10 Common Job Interview Blunders

Did you know that five out of six Americans will be looking for a new job position this year? That’s according to a recent survey conducted by job-placement firm Manpower.

If you’re planning to look for a new gig, then you might want to pay attention to some advice Executive Search Consultant Kathryn Ullrich has offered to TheCareerPioneer.com readers. 

Ullrich is the author of Getting to the Top: Strategies for Career Success (Silicon Valley Press, 2010), and also serves as associate director of Alumni Career Services at the University of California, Los Angeles Anderson School of Management.

Here’s what she says are the top 10 job interview blunders, and how to avoid them.

1. Playing the generalist card

Now more than ever, companies look for specialists, not generalists.  Develop a personal brand, distinguish your skills and strengths, and design your job search around specific industries and functions.

2. Bloated resumes

Employers don’t read resumes — they scan them in mere seconds.  Put your resume on a word diet and eliminate the bloat.  Odds are you can lose up to a third of the words without compromising the content.

3. Missing your target

Most job seekers are “me-centric.”  Instead, focus on your target.  Know the job you’re seeking, what companies are looking for, and how you can best present your experience.

4. Hibernating online

Most successful job searches are the result of networking, not online job postings.  Resist spending more time in front of your computer than you do in front of human beings.

5. Misguided networking efforts

The first commandment for networkers: Thou shalt not ask for a job while networking.  Why? Because the sole purpose of networking is to seek advice and information.

6. Preparing too little — or not at all — for interviews

Before every interview, do your homework on the company, from knowing the executive team to learning about key industry issues, trends, and competitors.

7. Missed opportunities on social media

The vast majority of employers and recruiters look at your profile online: Linked In, Facebook, and other social-media Web sites.  Have your online presence tell a story and tout your personal brand.

8. Weak communication skills

Communication skills can make or break a job search.  Many job seekers dull conversations by sharing too many details.  Others, on the flip side, share too little information — glossing over their successes or sharing what “we” did without spotlighting their personal contribution.

9. Failing to put in the hours

Being a serious, successful job seeker is a full-time position.  Still, many people report spending “under ten hours” per week on their search.  Don’t be one of them.

10. Going it alone

Flying solo, particularly in today’s turbulence, is tough.  Form a job search team that meets or talks on a weekly basis. Together, you can add structure, support, and a sense of accountability to your searches.

Need more help?

Do you need help improving your chances for career success? Could you benefit from having someone in your corner to help you reach your goals? Then you should seriously consider hiring a qualified career coach or career strategist to help you improve in these areas. Some of the most successful people have coaches. And I’m not just talking about athletes!
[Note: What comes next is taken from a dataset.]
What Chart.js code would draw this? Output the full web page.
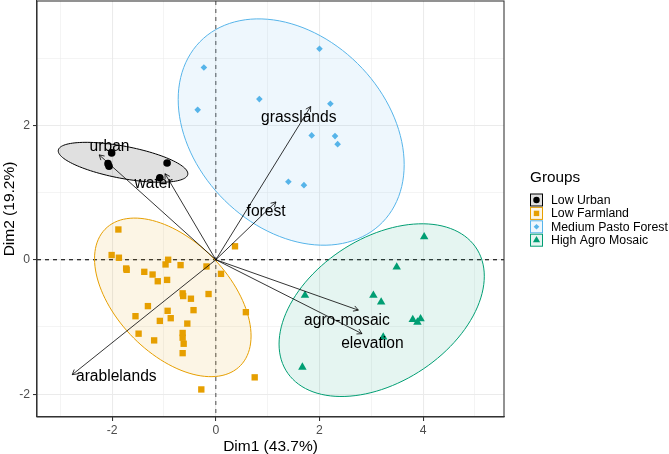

According to Donald Hurzeler, the author of The Way Up: How to Keep Your Career Moving in the Right Direction (Greenleaf Book Group Press, 2011), a great coach can:

  • See things about yourself that you can’t see on your own.
  • Inspire you to think beyond your own frame of reference.
  • Help you set goals and establish measures.
  • Make you work harder than you would on your own. 
Encourage you and make you feel special.
  • Keeps you focused.
  • Insist you stay organized and prepared.
  • Help you see new possibilities after success.